DO talk about pretty much anything else.

"What's new at work? What do you think of the new Taylor Swift/Ed Sheeran/Beyonce CD?"

DON'T be insulted if they don't eat everything on their plate or sample everything that's offered.

"What's wrong, you barely ate anything? Are you on a diet? I made that dish especially for you, you have to eat it. "

DO understand that what they eat is not about you. Don't push it or focus on it.

DON'T think they're being rude if they leave the dinner table early to start cleaning the dishes.

Often times, we'll sit at the table long after we've finished the meal, and continue chatting. There's absolutely nothing wrong with this, but sitting in front of a table full of food could be tough for someone who may need a change of scenery. Getting up and doing something (even cleaning the dishes) can be a helpful distraction.

DO appreciate their help.

"Thanks for helping out, Phil."

DON'T mistake their self-care for anti-social behaviour if they disappear for awhile to read, listen to music or go for a walk.
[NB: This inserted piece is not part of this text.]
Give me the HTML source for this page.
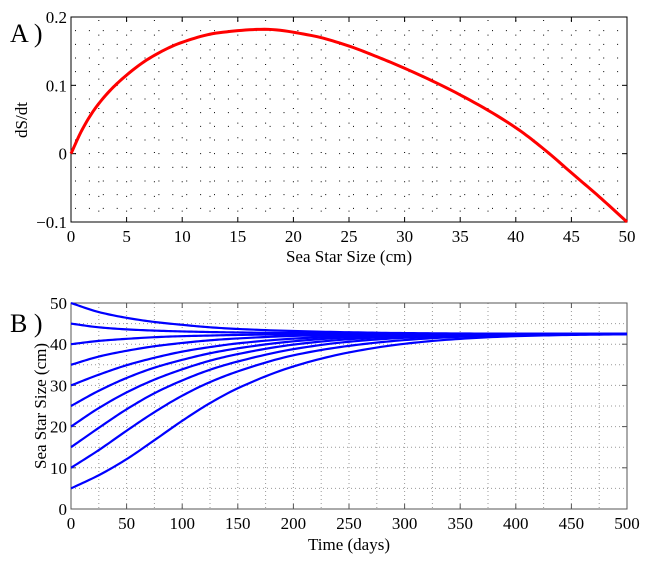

DO understand that we all have different needs when it comes to relaxing and recharging our batteries. Some people love being surrounded by others while some need to break it up with alone time here and there.

Food is definitely one of the best things about the holidays but it isn't the only thing.

I wish you a very happy whatever you may be celebrating!

So have fun, sing loud and laugh until egg nog comes out of your nose!